E namazı kılma demek değil ki, o içki içme demek. Namazı kılmağa dair seksen tane emir var, yüz tane emir var Kur’an-ı Kerim’de. hadis-i şeriflerde binlerce delil var.
Bir tarafını görürse insan hakikatini öğrenemez. Hakikati öğrenmek için bir meselenin her tarafını görmek lâzım. İlim bunu gerektirir. Her şeyini gör, İslâm’ın kadınlar hakkında neler neler neler neler getirdiğini, hepsini gör, ondan sonra müslümanlık kadınlara yaraşmış mı, iyilik mi getirmiş, kötülük mü getirmiş o zaman anla.
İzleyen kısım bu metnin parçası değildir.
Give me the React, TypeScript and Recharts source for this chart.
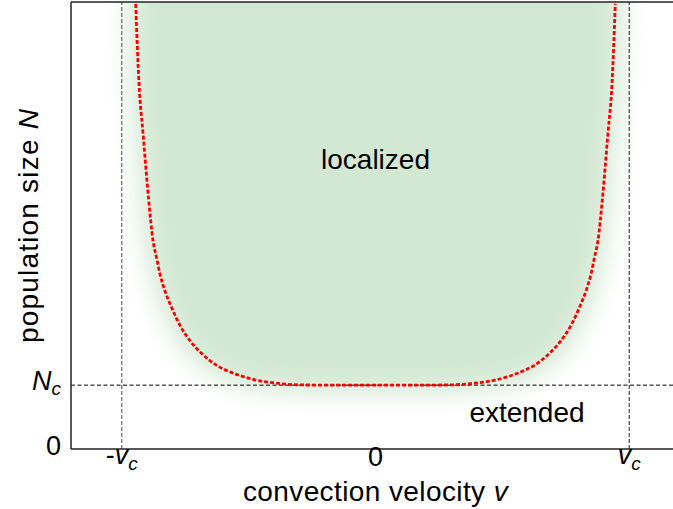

Fransa’da kadınlar Hazret-i Peygamber’e nişan vermişler geçen asırda. Bir kitapta okudum da isimler hatırımda kalmadı. Demişler ki:
“—Tarihte en evvel kadın haklarına uygun çalışmalar yapan kimse olarak, müslümanların peygamberi Hazret-i Muhammed’e madalya verelim!” demiş Fransa’da kadınlar cemiyeti. Bilen biliyor bunu.
Leydi Montegü diye bir İngiliz var. Eskiden, kaç asır evvel, bilmem hangi padişah zamanında İstanbul’a gelmiş. O zaman padişahlık var, müslüman bir cemiyet. Buradan mektup yazmış İngiltere’ye. Bir-iki-üç-beş-yedi... Mektupları Türkiye’yi anlatıyor tabii. Bugün şuraya gittim, şu konakta ziyafet vardı, konağın ziyneti şuydu, süsü buydu diye anlatıyor mektuplarda. Bu mektupları, tabii o zamanın Türkiye’sini anlattığı için neşretmişler. Şark Mektupları adıyla neşredilmiş.
Leydi Montegü diyor ki: “Ben bugün bir yere gittim, baktım, harem kısmına girdim evlerin. Buraya gelmeden önce müslümanların kadınlarını kafese soktuklarını sanırdım. Hapis gibi sanırdım. Burada gördüm ki müslüman kadınları son derece rahat, son derece huzurlu, son derece izzetli, son derece hoş vakit geçiriyorlar. Evlerinin en güzel yerleri onların.” diyor, tasvir ediyor uzun boylu.
Ondan sonra “Çok da iyi yetişmişler.” diyor. Gittikleri yerin hanımına, bu İngiliz kadını iltifat etmiş, demiş ki:
“—Çok güzelsiniz hanımefendi.” Hakikaten beğenmiş kadını, giyimi kuşamı, sözü sohbetiyle, nezaketiyle, zarafetiyle... “Çok güzelsiniz hanımefendi. Eğer İngiltere’de olsaydınız, sizin etrafınızda herkes pervane olurdu.” filan demiş.
O da bir güzel cevap vermiş. Neyse bizim buraya uygun değil de, hayran kalmış.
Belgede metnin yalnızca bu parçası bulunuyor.